═════ Available data ═════

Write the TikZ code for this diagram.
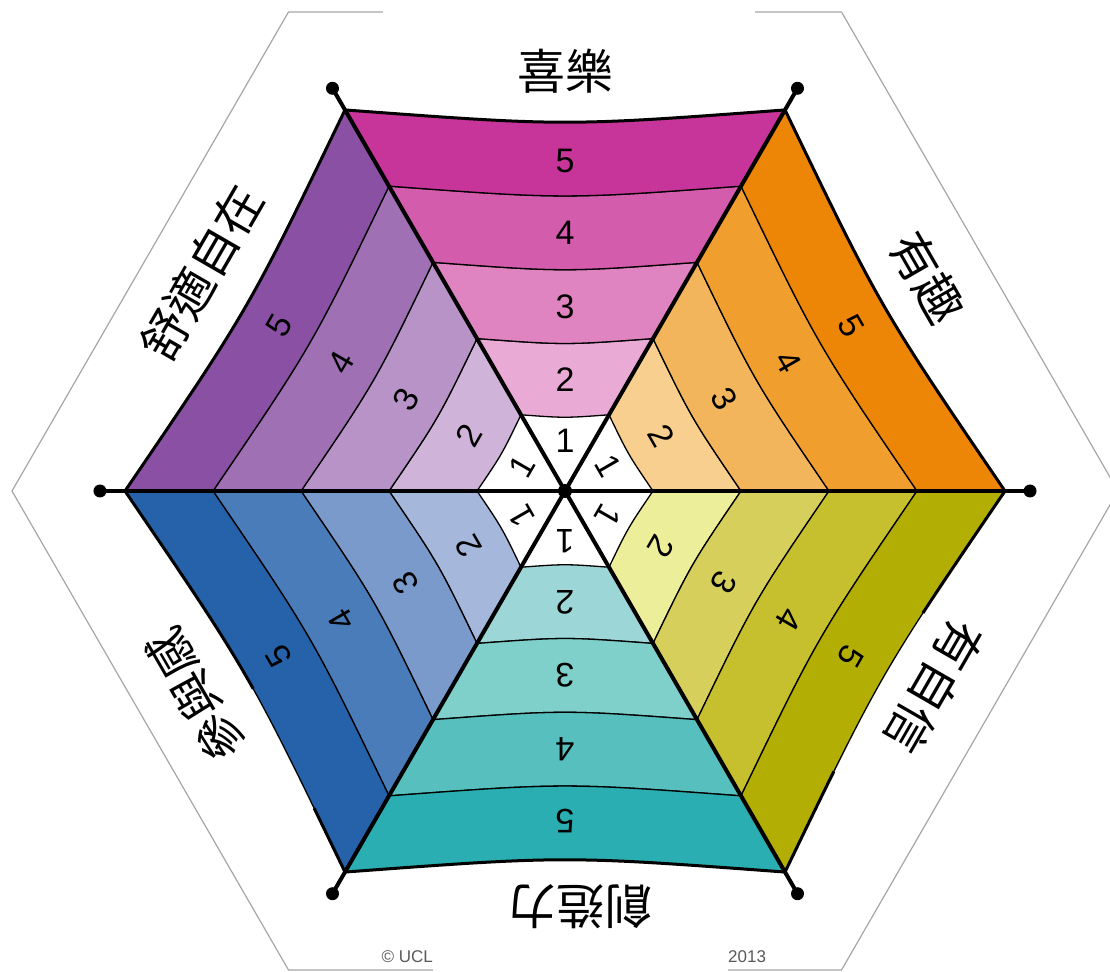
\documentclass[tikz,border=0pt]{standalone}
\usepackage{fontspec}
\setmainfont{Liberation Sans}
\newfontfamily\cjk{Noto Sans CJK TC}
\usepackage{xcolor}
\usepackage{tikz}
\usetikzlibrary{positioning}
% band colours, outer band = 5
\definecolor{joy5}{HTML}{C8359A}\definecolor{joy4}{HTML}{D45CAD}
\definecolor{joy3}{HTML}{DF84C1}\definecolor{joy2}{HTML}{EAAAD6}
\definecolor{fun5}{HTML}{ED8506}\definecolor{fun4}{HTML}{F09E2E}
\definecolor{fun3}{HTML}{F3B55C}\definecolor{fun2}{HTML}{F8CF8E}
\definecolor{conf5}{HTML}{B3AE03}\definecolor{conf4}{HTML}{C6BF2E}
\definecolor{conf3}{HTML}{D6CF5C}\definecolor{conf2}{HTML}{EDEE99}
\definecolor{creat5}{HTML}{2BAEB1}\definecolor{creat4}{HTML}{57C0BE}
\definecolor{creat3}{HTML}{7FD0CA}\definecolor{creat2}{HTML}{9CD6D7}
\definecolor{part5}{HTML}{2562AA}\definecolor{part4}{HTML}{4B7CBA}
\definecolor{part3}{HTML}{7A9ACB}\definecolor{part2}{HTML}{A5B8DB}
\definecolor{ease5}{HTML}{8A50A4}\definecolor{ease4}{HTML}{A070B5}
\definecolor{ease3}{HTML}{B893C7}\definecolor{ease2}{HTML}{CFB3D9}

\begin{document}
\begin{tikzpicture}[x=1pt, y=1pt,
  band/.style={draw=black, line width=1.3pt},
  rim/.style={line width=3pt},
  spoke/.style={line width=4pt},
  num/.style={font=\fontsize{34}{34}\selectfont, inner sep=0pt},
  title/.style={font=\cjk\fontsize{48}{48}\selectfont, inner sep=0pt},
  copy/.style={font=\fontsize{17}{17}\selectfont, text=black!65, inner sep=0pt}]
  \useasboundingbox (-565,-480) rectangle (545,491);

  % Grey outer hexagon (broken where the labels were pasted)
  \draw[black!35, line width=1.2pt] (-182,479) -- (-276.5,479) -- (-553,0)
    -- (-276.5,-479) -- (-132,-479);
  \draw[black!35, line width=1.2pt] (190,479) -- (276.5,479) -- (553,0)
    -- (276.5,-479) -- (163,-479);

  % Six sectors, bands 2..5 (band 1 stays white)
  \foreach \t/\c in {90/joy,30/fun,-30/conf,-90/creat,-150/part,150/ease}{
    \foreach \k [evaluate=\k as \rin using 88*(\k-1),
                 evaluate=\k as \rout using 88*\k] in {2,...,5}
      \filldraw[band, fill=\c\k] (\t+30:\rin) -- (\t+30:\rout)
        .. controls (\t:{0.829*\rout}) .. (\t-30:\rout) -- (\t-30:\rin)
        .. controls (\t:{0.829*\rin}) .. cycle;
    \foreach \k/\d in {1/50,2/111,3/184,4/258,5/330}
      \node[num, rotate=\t-90] (\c-n\k) at (\t:\d) {\k};
  }

  % Outer rims
  \foreach \t in {90,30,-90,150}
    \draw[rim] (\t+30:440) .. controls (\t:364.7) .. (\t-30:440);
  \draw[rim, dash pattern=on 147pt off 182pt on 300pt]
    (0:440) .. controls (-30:364.7) .. (-60:440);
  \draw[rim, dash pattern=on 71pt off 134pt on 300pt]
    (-120:440) .. controls (-150:364.7) .. (-180:440);

  % Spokes with end dots
  \foreach \a in {0,60,...,300}{
    \draw[spoke] (0,0) -- (\a:465);
    \fill (\a:465) circle (6.5);
  }
  \fill (0,0) circle (7);

  % Sector titles
  \node[title] (joy) at (90:420) {喜樂};
  \node[title, rotate=-60] (fun) at (30.5:420) {有趣};
  \node[title, rotate=-120] (conf) at (-28:418) {有自信};
  \node[title, rotate=180] (creat) at (15,-416) {創造力};
  \node[title, rotate=120] (part) at (-151:422) {參與感};
  \node[title, rotate=60] (ease) at (149:424) {舒適自在};

  % Copyright line (middle covered)
  \node[copy, anchor=east] (ucl) at (-132,-466) {© UCL};
  \node[copy, anchor=west] (year) at (163,-466) {2013};
\end{tikzpicture}
\end{document}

═════

• Your goal
Repeat the listing above exactly, with no pictures.

• Solution for this task
Write the TikZ code for this diagram.
\documentclass[tikz,border=0pt]{standalone}
\usepackage{fontspec}
\setmainfont{Liberation Sans}
\newfontfamily\cjk{Noto Sans CJK TC}
\usepackage{xcolor}
\usepackage{tikz}
\usetikzlibrary{positioning}
% band colours, outer band = 5
\definecolor{joy5}{HTML}{C8359A}\definecolor{joy4}{HTML}{D45CAD}
\definecolor{joy3}{HTML}{DF84C1}\definecolor{joy2}{HTML}{EAAAD6}
\definecolor{fun5}{HTML}{ED8506}\definecolor{fun4}{HTML}{F09E2E}
\definecolor{fun3}{HTML}{F3B55C}\definecolor{fun2}{HTML}{F8CF8E}
\definecolor{conf5}{HTML}{B3AE03}\definecolor{conf4}{HTML}{C6BF2E}
\definecolor{conf3}{HTML}{D6CF5C}\definecolor{conf2}{HTML}{EDEE99}
\definecolor{creat5}{HTML}{2BAEB1}\definecolor{creat4}{HTML}{57C0BE}
\definecolor{creat3}{HTML}{7FD0CA}\definecolor{creat2}{HTML}{9CD6D7}
\definecolor{part5}{HTML}{2562AA}\definecolor{part4}{HTML}{4B7CBA}
\definecolor{part3}{HTML}{7A9ACB}\definecolor{part2}{HTML}{A5B8DB}
\definecolor{ease5}{HTML}{8A50A4}\definecolor{ease4}{HTML}{A070B5}
\definecolor{ease3}{HTML}{B893C7}\definecolor{ease2}{HTML}{CFB3D9}

\begin{document}
\begin{tikzpicture}[x=1pt, y=1pt,
  band/.style={draw=black, line width=1.3pt},
  rim/.style={line width=3pt},
  spoke/.style={line width=4pt},
  num/.style={font=\fontsize{34}{34}\selectfont, inner sep=0pt},
  title/.style={font=\cjk\fontsize{48}{48}\selectfont, inner sep=0pt},
  copy/.style={font=\fontsize{17}{17}\selectfont, text=black!65, inner sep=0pt}]
  \useasboundingbox (-565,-480) rectangle (545,491);

  % Grey outer hexagon (broken where the labels were pasted)
  \draw[black!35, line width=1.2pt] (-182,479) -- (-276.5,479) -- (-553,0)
    -- (-276.5,-479) -- (-132,-479);
  \draw[black!35, line width=1.2pt] (190,479) -- (276.5,479) -- (553,0)
    -- (276.5,-479) -- (163,-479);

  % Six sectors, bands 2..5 (band 1 stays white)
  \foreach \t/\c in {90/joy,30/fun,-30/conf,-90/creat,-150/part,150/ease}{
    \foreach \k [evaluate=\k as \rin using 88*(\k-1),
                 evaluate=\k as \rout using 88*\k] in {2,...,5}
      \filldraw[band, fill=\c\k] (\t+30:\rin) -- (\t+30:\rout)
        .. controls (\t:{0.829*\rout}) .. (\t-30:\rout) -- (\t-30:\rin)
        .. controls (\t:{0.829*\rin}) .. cycle;
    \foreach \k/\d in {1/50,2/111,3/184,4/258,5/330}
      \node[num, rotate=\t-90] (\c-n\k) at (\t:\d) {\k};
  }

  % Outer rims
  \foreach \t in {90,30,-90,150}
    \draw[rim] (\t+30:440) .. controls (\t:364.7) .. (\t-30:440);
  \draw[rim, dash pattern=on 147pt off 182pt on 300pt]
    (0:440) .. controls (-30:364.7) .. (-60:440);
  \draw[rim, dash pattern=on 71pt off 134pt on 300pt]
    (-120:440) .. controls (-150:364.7) .. (-180:440);

  % Spokes with end dots
  \foreach \a in {0,60,...,300}{
    \draw[spoke] (0,0) -- (\a:465);
    \fill (\a:465) circle (6.5);
  }
  \fill (0,0) circle (7);

  % Sector titles
  \node[title] (joy) at (90:420) {喜樂};
  \node[title, rotate=-60] (fun) at (30.5:420) {有趣};
  \node[title, rotate=-120] (conf) at (-28:418) {有自信};
  \node[title, rotate=180] (creat) at (15,-416) {創造力};
  \node[title, rotate=120] (part) at (-151:422) {參與感};
  \node[title, rotate=60] (ease) at (149:424) {舒適自在};

  % Copyright line (middle covered)
  \node[copy, anchor=east] (ucl) at (-132,-466) {© UCL};
  \node[copy, anchor=west] (year) at (163,-466) {2013};
\end{tikzpicture}
\end{document}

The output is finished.